- **Provided material**:
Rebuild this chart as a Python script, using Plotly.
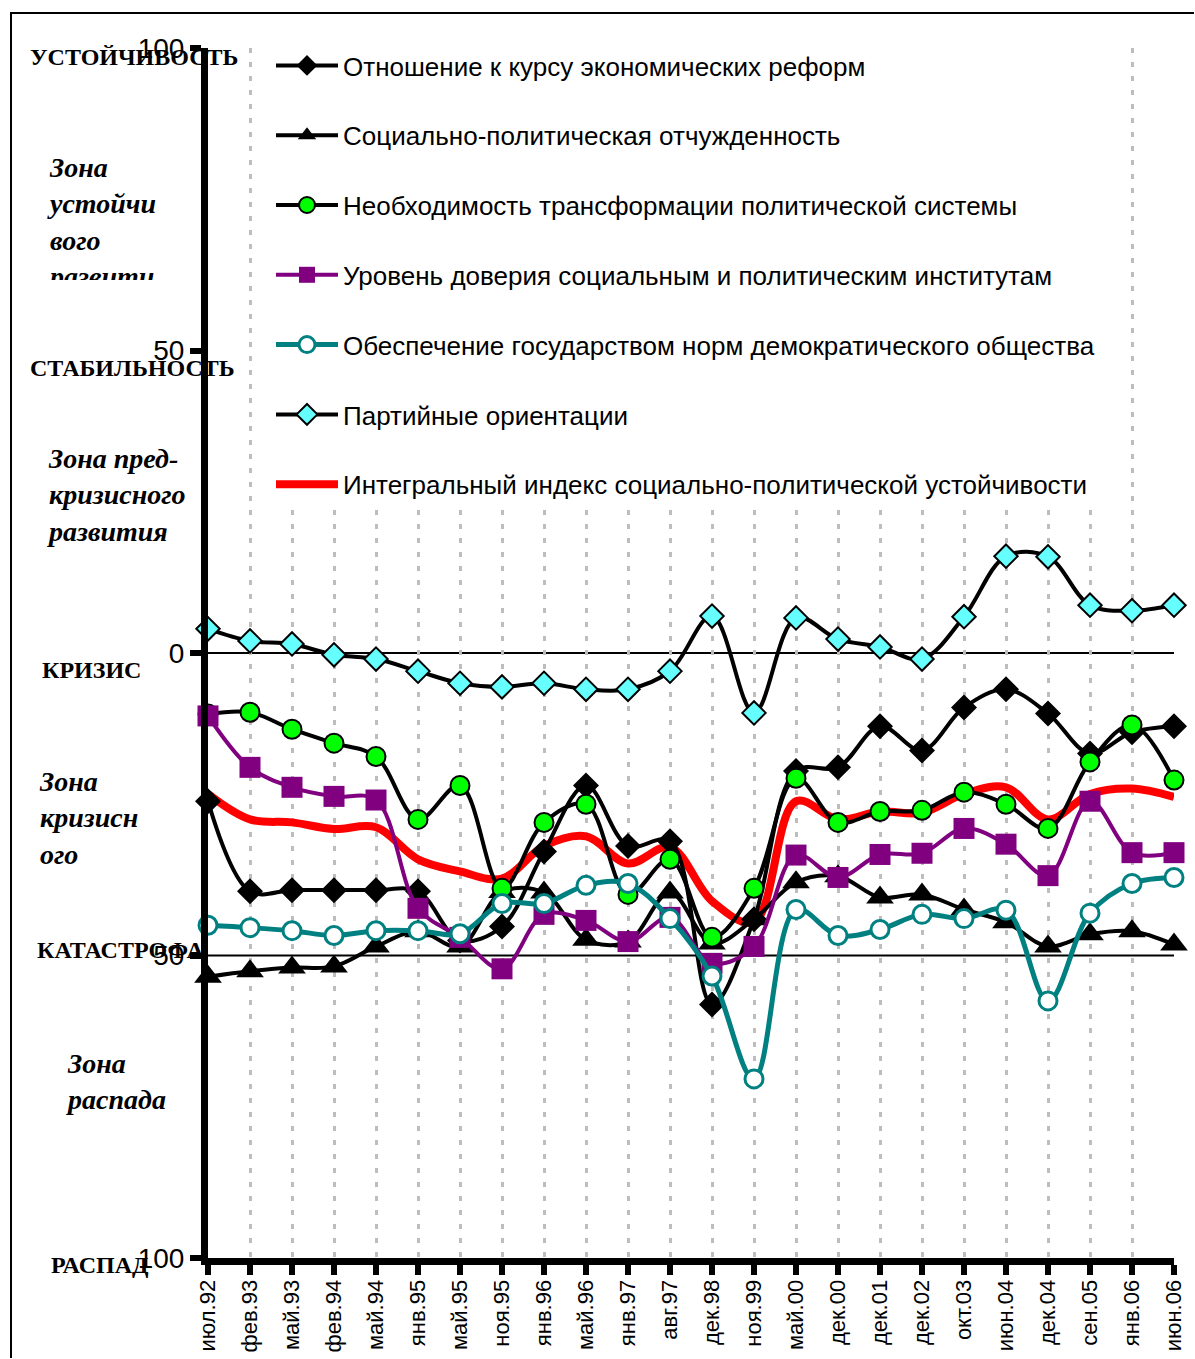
import plotly.graph_objects as go

cats = ['июл.92','фев.93','май.93','фев.94','май.94','янв.95','май.95','ноя.95','янв.96','май.96',
        'янв.97','авг.97','дек.98','ноя.99','май.00','дек.00','дек.01','дек.02','окт.03','июн.04',
        'дек.04','сен.05','янв.06','июн.06']

reform = [-24.5,-39.4,-39.2,-39.2,-39.2,-39.4,-47.5,-45.2,-32.8,-21.9,-31.9,-31.1,-58.1,-44.0,
          -19.5,-18.9,-12.1,-16.1,-9.0,-6.0,-10.0,-16.6,-13.1,-12.1]
alien = [-53.5,-52.6,-52.0,-51.8,-48.5,-46.0,-48.5,-39.5,-39.6,-47.4,-47.7,-39.6,-48.0,-44.0,
         -37.9,-36.9,-40.4,-39.9,-42.4,-44.5,-48.5,-46.5,-46.0,-48.2]
transform = [-10.1,-9.8,-12.6,-14.9,-17.1,-27.5,-21.9,-38.9,-28.0,-25.0,-39.9,-34.1,-47.0,-38.9,
             -20.7,-28.0,-26.2,-26.0,-23.0,-25.0,-29.0,-18.0,-11.9,-21.0]
trust = [-10.4,-18.9,-22.2,-23.7,-24.3,-42.2,-47.0,-52.2,-43.2,-44.2,-47.7,-43.7,-51.3,-48.5,
         -33.4,-37.1,-33.3,-33.1,-29.0,-31.6,-36.8,-24.5,-33.0,-33.0]
norms = [-45.0,-45.4,-45.9,-46.7,-45.9,-45.9,-46.4,-41.4,-41.4,-38.4,-38.1,-43.9,-53.4,-70.4,
         -42.4,-46.7,-45.7,-43.2,-43.9,-42.5,-57.5,-43.0,-38.1,-37.1]
party = [4.0,2.0,1.5,-0.3,-1.0,-3.0,-5.0,-5.6,-5.0,-6.0,-6.0,-3.0,6.1,-9.9,5.8,2.3,1.0,-1.0,
         6.0,16.0,15.9,7.9,7.0,7.9]
integral = [-23.3,-27.5,-28.0,-29.1,-28.8,-34.1,-36.1,-37.3,-31.9,-30.3,-34.8,-32.1,-41.0,-44.5,
            -24.5,-27.5,-26.2,-26.4,-23.3,-22.2,-27.5,-23.3,-22.4,-23.8]

names = ['Отношение к курсу экономических реформ',
         'Социально-политическая отчужденность',
         'Необходимость трансформации политической системы',
         'Уровень доверия социальным и политическим институтам',
         'Обеспечение государством норм демократического общества',
         'Партийные ориентации',
         'Интегральный индекс социально-политической устойчивости']

ytick_vals = [-100, -50, 0, 50, 100]
ytick_text = ['100', '50', '0', '50', '100']

W, H = 1195, 1359
L, R, T, B = 208, 1174, 48, 1258


def px_x(p):
    return (p - L) / (R - L)


def px_y(p):
    return (B - p) / (B - T)


SANS = 'Arial, Liberation Sans, sans-serif'
SERIF = 'Times New Roman, Liberation Serif, serif'

fig = go.Figure()

common = dict(mode='lines+markers', line_shape='spline', cliponaxis=False)

# integral index drawn first (under the others), listed last in legend
fig.add_trace(go.Scatter(x=cats, y=integral, name=names[6], mode='lines', line_shape='spline',
                         cliponaxis=False, line=dict(color='#ff0000', width=8, smoothing=1),
                         legendgroup='g7', legendrank=7))

fig.add_trace(go.Scatter(x=cats, y=reform, name=names[0], **common,
                         line=dict(color='black', width=4, smoothing=1),
                         marker=dict(symbol='diamond', size=20, color='black'),
                         legendgroup='g1', legendrank=1))
fig.add_trace(go.Scatter(x=cats, y=alien, name=names[1], **common,
                         line=dict(color='black', width=4, smoothing=1),
                         marker=dict(symbol='triangle-up', size=24, color='black'),
                         legendgroup='g2', legendrank=2))
fig.add_trace(go.Scatter(x=cats, y=transform, name=names[2], **common,
                         line=dict(color='black', width=4, smoothing=1),
                         marker=dict(symbol='circle', size=19, color='#00ff00',
                                     line=dict(color='black', width=2)),
                         legendgroup='g3', legendrank=3))
fig.add_trace(go.Scatter(x=cats, y=trust, name=names[3], **common,
                         line=dict(color='#800080', width=4, smoothing=1),
                         marker=dict(symbol='square', size=21, color='#800080'),
                         legendgroup='g4', legendrank=4))
fig.add_trace(go.Scatter(x=cats, y=norms, name=names[4], **common,
                         line=dict(color='#008080', width=5, smoothing=1),
                         marker=dict(symbol='circle', size=18, color='white',
                                     line=dict(color='#008080', width=3)),
                         legendgroup='g5', legendrank=5))
fig.add_trace(go.Scatter(x=cats, y=party, name=names[5], **common,
                         line=dict(color='black', width=4, smoothing=1),
                         marker=dict(symbol='diamond', size=18, color='#66ffff',
                                     line=dict(color='black', width=2)),
                         legendgroup='g6', legendrank=6))

# reference lines at 0 and -50
for yv in (0, -50):
    fig.add_shape(type='line', xref='paper', yref='y', x0=0, x1=1, y0=yv, y1=yv,
                  line=dict(color='black', width=2), layer='below')

# outer frame (left and top edges; the rest lies beyond the picture)
fig.add_shape(type='line', xref='paper', yref='paper', x0=px_x(11), x1=px_x(11),
              y0=px_y(1358), y1=px_y(12), line=dict(color='black', width=2))
fig.add_shape(type='line', xref='paper', yref='paper', x0=px_x(10), x1=px_x(1194),
              y0=px_y(13), y1=px_y(13), line=dict(color='black', width=2))

anns = []
caps = [('УСТОЙЧИВОСТЬ', 28, 57), ('СТАБИЛЬНОСТЬ', 28, 368), ('КРИЗИС', 40, 670),
        ('КАТАСТРОФА', 35, 950), ('РАСПАД', 49, 1265)]
for txt, xp, yp in caps:
    anns.append(dict(text=txt, x=px_x(xp), y=px_y(yp), xref='paper', yref='paper',
                     xanchor='left', yanchor='middle', showarrow=False,
                     font=dict(family=SERIF, size=24, color='black', weight='bold')))

zones = [('<i>Зона пред-<br>кризисного<br>развития</i>', 45, 495),
         ('<i>Зона<br>кризисн<br>ого</i>', 37, 818),
         ('<i>Зона<br>распада</i>', 64, 1081)]
for txt, xp, yp in zones:
    anns.append(dict(text=txt, x=px_x(xp), y=px_y(yp), xref='paper', yref='paper',
                     xanchor='left', yanchor='middle', showarrow=False, align='left',
                     font=dict(family=SERIF, size=28, color='black', weight='bold')))
# clipped zone text at top
anns.append(dict(text='<i>Зона<br>устойчи<br>вого<br>развити</i>', x=px_x(45), y=px_y(150),
                 xref='paper', yref='paper', xanchor='left', yanchor='top', showarrow=False,
                 align='left', valign='top', height=128, width=140,
                 font=dict(family=SERIF, size=28, color='black', weight='bold')))

fig.update_layout(
    width=W, height=H,
    margin=dict(l=L, r=W - R, t=T, b=H - B),
    paper_bgcolor='white', plot_bgcolor='white',
    font=dict(family=SANS, color='black'),
    showlegend=True,
    legend=dict(x=px_x(271), y=px_y(42), xanchor='left', yanchor='top', bgcolor='white',
                font=dict(family=SANS, size=26, color='black'),
                itemwidth=62, tracegroupgap=33, traceorder='grouped',
                borderwidth=0),
    annotations=anns,
    xaxis=dict(type='category', categoryarray=cats, range=[0, len(cats) - 1],
               showline=True, linecolor='black', linewidth=7,
               ticks='outside', ticklen=10, tickwidth=6, tickcolor='black',
               tickangle=-90, tickfont=dict(family=SANS, size=22),
               showgrid=True, gridcolor='#bdbdbd', gridwidth=3, griddash='5px,9px',
               zeroline=False, ticklabelstandoff=-4, automargin=False),
    xaxis2=dict(overlaying='x', anchor='y', range=[0, len(cats) - 1], tickmode='linear',
                tick0=0, dtick=1, ticks='inside', ticklen=10, tickwidth=6, tickcolor='black',
                showticklabels=False, showgrid=False, showline=False, zeroline=False,
                side='bottom'),
    yaxis=dict(range=[-100, 100], tickvals=ytick_vals, ticktext=ytick_text,
               showline=True, linecolor='black', linewidth=7,
               ticks='outside', ticklen=11, tickwidth=6, tickcolor='black',
               tickfont=dict(family=SANS, size=28), showgrid=False, zeroline=False,
               ticklabelstandoff=0, automargin=False),
    yaxis2=dict(overlaying='y', anchor='x', side='left', range=[-100, 100],
                tickvals=ytick_vals, ticks='inside', ticklen=11, tickwidth=6,
                tickcolor='black', showticklabels=False, showgrid=False, showline=False,
                zeroline=False),
    yaxis3=dict(overlaying='y', anchor='x', side='right', range=[-100, 100],
                tickvals=[50, 100], ticks='inside', ticklen=15, tickwidth=2,
                tickcolor='black', showticklabels=False, showgrid=False, showline=False,
                zeroline=False),
)

fig.write_html('out.html', config={'displayModeBar': False},
               post_script="document.body.style.margin='0';document.body.style.overflow='hidden';")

- **Exercise**: Copy nothing but the lines from the first one in the listing through the line with "-24.5,-27.5,-26.2,-26.4,-23.3,-22.2,-27.5,-23.3,-22.4,-23.8]", and omit the pictures.

- **Worked answer**:
Rebuild this chart as a Python script, using Plotly.
import plotly.graph_objects as go

cats = ['июл.92','фев.93','май.93','фев.94','май.94','янв.95','май.95','ноя.95','янв.96','май.96',
        'янв.97','авг.97','дек.98','ноя.99','май.00','дек.00','дек.01','дек.02','окт.03','июн.04',
        'дек.04','сен.05','янв.06','июн.06']

reform = [-24.5,-39.4,-39.2,-39.2,-39.2,-39.4,-47.5,-45.2,-32.8,-21.9,-31.9,-31.1,-58.1,-44.0,
          -19.5,-18.9,-12.1,-16.1,-9.0,-6.0,-10.0,-16.6,-13.1,-12.1]
alien = [-53.5,-52.6,-52.0,-51.8,-48.5,-46.0,-48.5,-39.5,-39.6,-47.4,-47.7,-39.6,-48.0,-44.0,
         -37.9,-36.9,-40.4,-39.9,-42.4,-44.5,-48.5,-46.5,-46.0,-48.2]
transform = [-10.1,-9.8,-12.6,-14.9,-17.1,-27.5,-21.9,-38.9,-28.0,-25.0,-39.9,-34.1,-47.0,-38.9,
             -20.7,-28.0,-26.2,-26.0,-23.0,-25.0,-29.0,-18.0,-11.9,-21.0]
trust = [-10.4,-18.9,-22.2,-23.7,-24.3,-42.2,-47.0,-52.2,-43.2,-44.2,-47.7,-43.7,-51.3,-48.5,
         -33.4,-37.1,-33.3,-33.1,-29.0,-31.6,-36.8,-24.5,-33.0,-33.0]
norms = [-45.0,-45.4,-45.9,-46.7,-45.9,-45.9,-46.4,-41.4,-41.4,-38.4,-38.1,-43.9,-53.4,-70.4,
         -42.4,-46.7,-45.7,-43.2,-43.9,-42.5,-57.5,-43.0,-38.1,-37.1]
party = [4.0,2.0,1.5,-0.3,-1.0,-3.0,-5.0,-5.6,-5.0,-6.0,-6.0,-3.0,6.1,-9.9,5.8,2.3,1.0,-1.0,
         6.0,16.0,15.9,7.9,7.0,7.9]
integral = [-23.3,-27.5,-28.0,-29.1,-28.8,-34.1,-36.1,-37.3,-31.9,-30.3,-34.8,-32.1,-41.0,-44.5,
            -24.5,-27.5,-26.2,-26.4,-23.3,-22.2,-27.5,-23.3,-22.4,-23.8]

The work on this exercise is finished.